# PROVIDED MATERIAL start

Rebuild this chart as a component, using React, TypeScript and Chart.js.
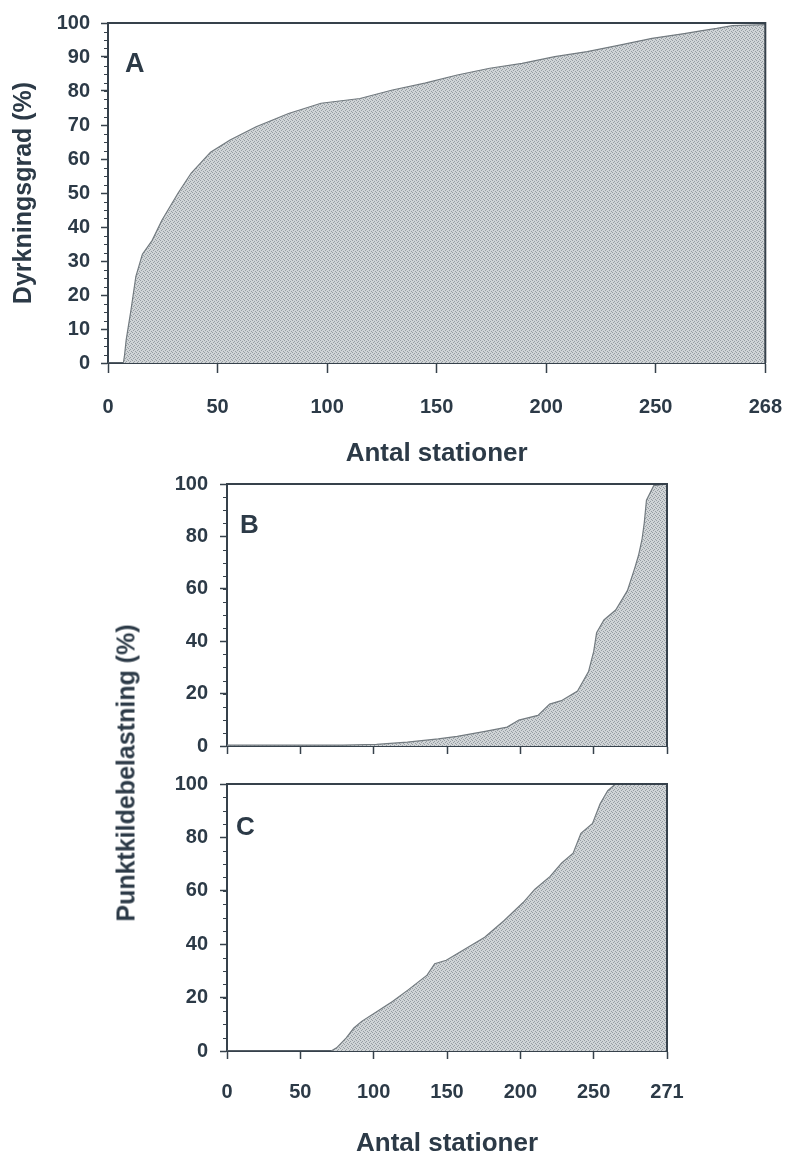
import React, { useEffect, useRef } from 'react';
import { Chart, registerables } from 'chart.js';

Chart.register(...registerables);

// ---------- data ----------
const xTickValues = [0, 50, 100, 150, 200, 250, 300];
const xTickLabelsA = ['0', '50', '100', '150', '200', '250', '268'];
const xTickLabelsBC = ['0', '50', '100', '150', '200', '250', '271'];

// Panel A – Dyrkningsgrad (%)
const stationsA = [0, 7, 7.5, 8.3, 10.5, 12.7, 15.7, 20.1, 24.6, 32, 37.9, 46.8, 55.7, 67.6, 82.4, 97.2, 115, 129.8, 144.6, 159.4, 174.2, 189, 203.9, 218.7, 233.5, 248.3, 263, 270.5, 277.8, 285, 300];
const dyrkningsgrad = [0, 0, 2, 6.8, 15.6, 25.4, 32, 36, 42, 50, 55.8, 62, 65.6, 69.5, 73.4, 76.4, 77.8, 80.3, 82.3, 84.7, 86.7, 88.1, 90.1, 91.6, 93.5, 95.5, 96.9, 97.7, 98.4, 99.2, 99.5];

// Panel B – Punktkildebelastning (%)
const stationsB = [0, 79, 102, 123, 144, 157, 176, 191, 199, 212, 220, 228, 239, 246.5, 250, 252, 257, 265, 273, 278, 280.6, 283, 284.5, 286, 291, 300];
const punktkildeB = [0.3, 0.3, 0.6, 1.5, 2.7, 3.7, 5.6, 7.2, 9.9, 11.7, 16, 17.3, 21, 28.4, 36, 43.2, 48.1, 51.9, 59.3, 67.9, 72.8, 79, 85.2, 93.8, 99.4, 100];

// Panel C – Punktkildebelastning (%)
const stationsC = [0, 71, 74.7, 81.3, 86.5, 91.8, 102.3, 112.8, 123.3, 136.4, 141.6, 149.5, 162.6, 175.7, 188.8, 201.9, 209.8, 220.3, 228.2, 236, 241.3, 249.2, 254.4, 259.6, 264.9, 300];
const punktkildeC = [0, 0, 1.2, 4.9, 8.6, 11.1, 14.8, 18.5, 22.8, 28.4, 32.7, 34, 38.3, 42.6, 48.8, 55.6, 60.5, 65.4, 70.4, 74.1, 81.5, 85.2, 92.6, 97.5, 100, 100];

// ---------- styles ----------
const TEXT = '#2c3a47';
const AXIS = '#36414b';
const FONT = '"Liberation Sans", Arial, Helvetica, sans-serif';

function makePattern(ctx: CanvasRenderingContext2D) {
  const c = document.createElement('canvas');
  c.width = 4;
  c.height = 4;
  const g = c.getContext('2d')!;
  g.fillStyle = '#d0d4d6';
  g.fillRect(0, 0, 4, 4);
  g.fillStyle = '#969da3';
  g.fillRect(0, 0, 1, 1);
  g.fillRect(2, 1, 1, 1);
  g.fillRect(1, 2, 1, 1);
  g.fillRect(3, 3, 1, 1);
  return ctx.createPattern(c, 'repeat');
}

const boxPlugin = {
  id: 'boxPlugin',
  afterDraw(chart: any) {
    const { ctx, chartArea } = chart;
    ctx.save();
    ctx.strokeStyle = AXIS;
    ctx.lineWidth = 2;
    ctx.beginPath();
    ctx.moveTo(chartArea.left, chartArea.top);
    ctx.lineTo(chartArea.right, chartArea.top);
    ctx.lineTo(chartArea.right, chartArea.bottom);
    ctx.stroke();
    ctx.restore();
  },
};

const minorTicks = {
  id: 'minorTicks',
  afterDraw(chart: any, _args: any, opts: any) {
    const y = chart.scales.y;
    const ctx = chart.ctx;
    ctx.save();
    ctx.strokeStyle = AXIS;
    ctx.lineWidth = 1;
    for (let v = y.min; v <= y.max + 1e-9; v += opts.step) {
      const py = Math.round(y.getPixelForValue(v)) + 0.5;
      ctx.beginPath();
      ctx.moveTo(y.right - opts.len, py);
      ctx.lineTo(y.right, py);
      ctx.stroke();
    }
    ctx.restore();
  },
};

const panelLabel = {
  id: 'panelLabel',
  afterDraw(chart: any, _args: any, opts: any) {
    const { ctx, chartArea } = chart;
    ctx.save();
    ctx.fillStyle = TEXT;
    ctx.font = `bold ${opts.size}px ${FONT}`;
    ctx.textAlign = 'left';
    ctx.textBaseline = 'alphabetic';
    ctx.fillText(opts.text, chartArea.left + opts.dx, chartArea.top + opts.dy);
    ctx.restore();
  },
};

type PanelCfg = {
  xs: number[];
  ys: number[];
  xLabels: string[];
  showXLabels: boolean;
  xTitle?: string;
  yTitle?: string;
  yStep: number;
  minorStep: number;
  padding: { left: number; top: number; right: number; bottom: number };
  yWidth: number;
  xHeight: number;
  xTickLen: number;
  xTickPad: number;
  xTitlePadBottom: number;
  yTickPad: number;
  yTitlePadTop: number;
  label: { text: string; dx: number; dy: number; size: number };
};

function buildChart(canvas: HTMLCanvasElement, p: PanelCfg) {
  const ctx = canvas.getContext('2d')!;
  const pattern = makePattern(ctx);
  const tickFont = { family: FONT, size: 20, weight: 'bold' as const };
  const titleFont = { family: FONT, size: 26, weight: 'bold' as const };
  return new Chart(ctx, {
    type: 'line',
    data: {
      datasets: [
        {
          data: p.xs.map((x, i) => ({ x, y: p.ys[i] })),
          borderColor: '#737b80',
          borderWidth: 1.2,
          backgroundColor: pattern as any,
          fill: 'origin',
          pointRadius: 0,
          tension: 0,
        },
      ],
    },
    options: {
      responsive: false,
      animation: false,
      events: [],
      layout: { padding: p.padding },
      plugins: {
        legend: { display: false },
        tooltip: { enabled: false },
        minorTicks: { step: p.minorStep, len: 4 },
        panelLabel: p.label,
      } as any,
      scales: {
        x: {
          type: 'linear',
          min: 0,
          max: 300,
          afterBuildTicks: (scale: any) => {
            scale.ticks = xTickValues.map((v) => ({ value: v }));
          },
          ticks: {
            display: p.showXLabels,
            autoSkip: false,
            maxRotation: 0,
            minRotation: 0,
            padding: p.xTickPad,
            color: TEXT,
            font: tickFont,
            callback: (v: any) => p.xLabels[xTickValues.indexOf(Number(v))],
          },
          grid: {
            drawOnChartArea: false,
            drawTicks: true,
            tickLength: p.xTickLen,
            tickColor: AXIS,
            tickWidth: 1.5,
          },
          border: { display: true, color: AXIS, width: 2 },
          title: {
            display: !!p.xTitle,
            text: p.xTitle || '',
            color: TEXT,
            font: { ...titleFont, lineHeight: 1.2 },
            padding: { top: 0, bottom: p.xTitlePadBottom },
          },
          afterFit: (s: any) => {
            s.height = p.xHeight;
          },
        },
        y: {
          type: 'linear',
          min: 0,
          max: 100,
          ticks: {
            stepSize: p.yStep,
            padding: p.yTickPad,
            color: TEXT,
            font: tickFont,
          },
          grid: {
            drawOnChartArea: false,
            drawTicks: true,
            tickLength: 7,
            tickColor: AXIS,
            tickWidth: 1.5,
          },
          border: { display: true, color: AXIS, width: 2 },
          title: {
            display: !!p.yTitle,
            text: p.yTitle || '',
            color: TEXT,
            font: { ...titleFont, size: 25 },
            padding: { top: p.yTitlePadTop, bottom: 0 },
          },
          afterFit: (s: any) => {
            s.width = p.yWidth;
          },
        },
      },
    } as any,
    plugins: [boxPlugin, minorTicks, panelLabel],
  });
}

function Panel(props: { top: number; height: number; cfg: PanelCfg }) {
  const ref = useRef<HTMLCanvasElement>(null);
  useEffect(() => {
    const chart = buildChart(ref.current!, props.cfg);
    return () => chart.destroy();
  }, []);
  return (
    <canvas
      ref={ref}
      width={804}
      height={props.height}
      style={{ position: 'absolute', left: 0, top: props.top, width: 804, height: props.height }}
    />
  );
}

const cfgA: PanelCfg = {
  xs: stationsA,
  ys: dyrkningsgrad,
  xLabels: xTickLabelsA,
  showXLabels: true,
  xTitle: 'Antal stationer',
  yTitle: 'Dyrkningsgrad (%)',
  yStep: 10,
  minorStep: 2.5,
  padding: { left: 0, top: 23, right: 21, bottom: 0 },
  yWidth: 108,
  xHeight: 117,
  xTickLen: 10,
  xTickPad: 22,
  xTitlePadBottom: 11,
  yTickPad: 11,
  yTitlePadTop: 9,
  label: { text: 'A', dx: 17, dy: 49, size: 27 },
};

const cfgB: PanelCfg = {
  xs: stationsB,
  ys: punktkildeB,
  xLabels: xTickLabelsBC,
  showXLabels: false,
  yStep: 20,
  minorStep: 5,
  padding: { left: 0, top: 23, right: 137, bottom: 0 },
  yWidth: 227,
  xHeight: 16,
  xTickLen: 8,
  xTickPad: 21,
  xTitlePadBottom: 0,
  yTickPad: 12,
  yTitlePadTop: 0,
  label: { text: 'B', dx: 13, dy: 49, size: 26 },
};

const cfgC: PanelCfg = {
  xs: stationsC,
  ys: punktkildeC,
  xLabels: xTickLabelsBC,
  showXLabels: true,
  xTitle: 'Antal stationer',
  yStep: 20,
  minorStep: 5,
  padding: { left: 0, top: 19, right: 137, bottom: 0 },
  yWidth: 227,
  xHeight: 102,
  xTickLen: 8,
  xTickPad: 21,
  xTitlePadBottom: -6,
  yTickPad: 12,
  yTitlePadTop: 0,
  label: { text: 'C', dx: 9, dy: 51, size: 26 },
};

export default function App() {
  return (
    <div
      style={{
        position: 'absolute',
        left: 0,
        top: 0,
        width: 804,
        height: 1153,
        background: '#ffffff',
        overflow: 'hidden',
      }}
    >
      <Panel top={0} height={480} cfg={cfgA} />
      <Panel top={460} height={310} cfg={cfgB} />
      <Panel top={760} height={393} cfg={cfgC} />
      <div
        style={{
          position: 'absolute',
          left: 126,
          top: 773,
          transform: 'translate(-50%, -50%) rotate(-90deg)',
          whiteSpace: 'nowrap',
          fontFamily: FONT,
          fontWeight: 'bold',
          fontSize: 25,
          color: TEXT,
          lineHeight: 1,
        }}
      >
        Punktkildebelastning (%)
      </div>
    </div>
  );
}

# PROVIDED MATERIAL end

→ SHORT PROBLEM
Give again, word for word, every line from the top of the data above to the line holding "Chart.register(...registerables);", inclusive, with the pictures left out.

→ OUTPUT BELOW
Rebuild this chart as a component, using React, TypeScript and Chart.js.
import React, { useEffect, useRef } from 'react';
import { Chart, registerables } from 'chart.js';

Chart.register(...registerables);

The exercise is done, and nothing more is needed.